*** RECORDS TO USE ***
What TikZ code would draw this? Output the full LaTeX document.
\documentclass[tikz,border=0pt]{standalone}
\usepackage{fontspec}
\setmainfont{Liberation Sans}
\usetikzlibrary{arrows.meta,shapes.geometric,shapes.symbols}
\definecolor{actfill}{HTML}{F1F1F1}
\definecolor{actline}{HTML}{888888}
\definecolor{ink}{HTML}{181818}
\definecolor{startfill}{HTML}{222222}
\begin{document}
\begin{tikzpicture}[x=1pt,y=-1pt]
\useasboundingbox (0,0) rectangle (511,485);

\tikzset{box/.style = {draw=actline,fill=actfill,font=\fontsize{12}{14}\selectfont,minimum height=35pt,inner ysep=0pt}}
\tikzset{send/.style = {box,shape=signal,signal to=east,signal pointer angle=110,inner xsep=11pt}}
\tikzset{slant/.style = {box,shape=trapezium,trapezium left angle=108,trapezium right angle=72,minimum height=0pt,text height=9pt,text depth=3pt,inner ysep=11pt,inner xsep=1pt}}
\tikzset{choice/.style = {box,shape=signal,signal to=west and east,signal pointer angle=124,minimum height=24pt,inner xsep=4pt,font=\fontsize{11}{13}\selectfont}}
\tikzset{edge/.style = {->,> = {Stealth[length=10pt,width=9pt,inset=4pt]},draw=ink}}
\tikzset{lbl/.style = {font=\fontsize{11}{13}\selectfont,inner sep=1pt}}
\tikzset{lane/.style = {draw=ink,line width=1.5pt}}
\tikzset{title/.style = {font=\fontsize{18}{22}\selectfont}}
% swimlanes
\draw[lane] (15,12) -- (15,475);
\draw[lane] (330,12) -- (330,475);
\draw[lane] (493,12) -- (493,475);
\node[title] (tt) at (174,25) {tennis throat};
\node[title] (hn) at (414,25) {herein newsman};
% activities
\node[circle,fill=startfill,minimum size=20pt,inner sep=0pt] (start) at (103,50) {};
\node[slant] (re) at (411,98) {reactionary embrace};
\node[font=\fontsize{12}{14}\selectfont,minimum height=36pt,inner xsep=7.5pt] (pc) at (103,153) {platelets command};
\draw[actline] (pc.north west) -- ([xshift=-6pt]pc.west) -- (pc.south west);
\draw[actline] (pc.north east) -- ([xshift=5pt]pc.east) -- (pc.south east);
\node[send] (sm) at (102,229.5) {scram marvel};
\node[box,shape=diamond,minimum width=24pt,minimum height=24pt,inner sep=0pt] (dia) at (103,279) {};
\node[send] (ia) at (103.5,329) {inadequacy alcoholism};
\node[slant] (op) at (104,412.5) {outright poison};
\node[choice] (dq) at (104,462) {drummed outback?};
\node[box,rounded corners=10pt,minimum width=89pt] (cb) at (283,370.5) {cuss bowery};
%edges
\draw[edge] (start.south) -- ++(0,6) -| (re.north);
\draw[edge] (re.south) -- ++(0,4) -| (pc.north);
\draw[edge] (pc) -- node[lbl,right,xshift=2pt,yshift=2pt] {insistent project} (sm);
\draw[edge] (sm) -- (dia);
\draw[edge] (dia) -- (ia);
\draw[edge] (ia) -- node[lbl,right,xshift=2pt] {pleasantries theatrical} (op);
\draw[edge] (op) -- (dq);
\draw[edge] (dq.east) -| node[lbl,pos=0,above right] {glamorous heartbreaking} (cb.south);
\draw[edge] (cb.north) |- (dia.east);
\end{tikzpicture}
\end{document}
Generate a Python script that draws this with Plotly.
***
Please restate the whole listing word for word.

What TikZ code would draw this? Output the full LaTeX document.
\documentclass[tikz,border=0pt]{standalone}
\usepackage{fontspec}
\setmainfont{Liberation Sans}
\usetikzlibrary{arrows.meta,shapes.geometric,shapes.symbols}
\definecolor{actfill}{HTML}{F1F1F1}
\definecolor{actline}{HTML}{888888}
\definecolor{ink}{HTML}{181818}
\definecolor{startfill}{HTML}{222222}
\begin{document}
\begin{tikzpicture}[x=1pt,y=-1pt]
\useasboundingbox (0,0) rectangle (511,485);

\tikzset{box/.style = {draw=actline,fill=actfill,font=\fontsize{12}{14}\selectfont,minimum height=35pt,inner ysep=0pt}}
\tikzset{send/.style = {box,shape=signal,signal to=east,signal pointer angle=110,inner xsep=11pt}}
\tikzset{slant/.style = {box,shape=trapezium,trapezium left angle=108,trapezium right angle=72,minimum height=0pt,text height=9pt,text depth=3pt,inner ysep=11pt,inner xsep=1pt}}
\tikzset{choice/.style = {box,shape=signal,signal to=west and east,signal pointer angle=124,minimum height=24pt,inner xsep=4pt,font=\fontsize{11}{13}\selectfont}}
\tikzset{edge/.style = {->,> = {Stealth[length=10pt,width=9pt,inset=4pt]},draw=ink}}
\tikzset{lbl/.style = {font=\fontsize{11}{13}\selectfont,inner sep=1pt}}
\tikzset{lane/.style = {draw=ink,line width=1.5pt}}
\tikzset{title/.style = {font=\fontsize{18}{22}\selectfont}}
% swimlanes
\draw[lane] (15,12) -- (15,475);
\draw[lane] (330,12) -- (330,475);
\draw[lane] (493,12) -- (493,475);
\node[title] (tt) at (174,25) {tennis throat};
\node[title] (hn) at (414,25) {herein newsman};
% activities
\node[circle,fill=startfill,minimum size=20pt,inner sep=0pt] (start) at (103,50) {};
\node[slant] (re) at (411,98) {reactionary embrace};
\node[font=\fontsize{12}{14}\selectfont,minimum height=36pt,inner xsep=7.5pt] (pc) at (103,153) {platelets command};
\draw[actline] (pc.north west) -- ([xshift=-6pt]pc.west) -- (pc.south west);
\draw[actline] (pc.north east) -- ([xshift=5pt]pc.east) -- (pc.south east);
\node[send] (sm) at (102,229.5) {scram marvel};
\node[box,shape=diamond,minimum width=24pt,minimum height=24pt,inner sep=0pt] (dia) at (103,279) {};
\node[send] (ia) at (103.5,329) {inadequacy alcoholism};
\node[slant] (op) at (104,412.5) {outright poison};
\node[choice] (dq) at (104,462) {drummed outback?};
\node[box,rounded corners=10pt,minimum width=89pt] (cb) at (283,370.5) {cuss bowery};
%edges
\draw[edge] (start.south) -- ++(0,6) -| (re.north);
\draw[edge] (re.south) -- ++(0,4) -| (pc.north);
\draw[edge] (pc) -- node[lbl,right,xshift=2pt,yshift=2pt] {insistent project} (sm);
\draw[edge] (sm) -- (dia);
\draw[edge] (dia) -- (ia);
\draw[edge] (ia) -- node[lbl,right,xshift=2pt] {pleasantries theatrical} (op);
\draw[edge] (op) -- (dq);
\draw[edge] (dq.east) -| node[lbl,pos=0,above right] {glamorous heartbreaking} (cb.south);
\draw[edge] (cb.north) |- (dia.east);
\end{tikzpicture}
\end{document}
Generate a Python script that draws this with Plotly.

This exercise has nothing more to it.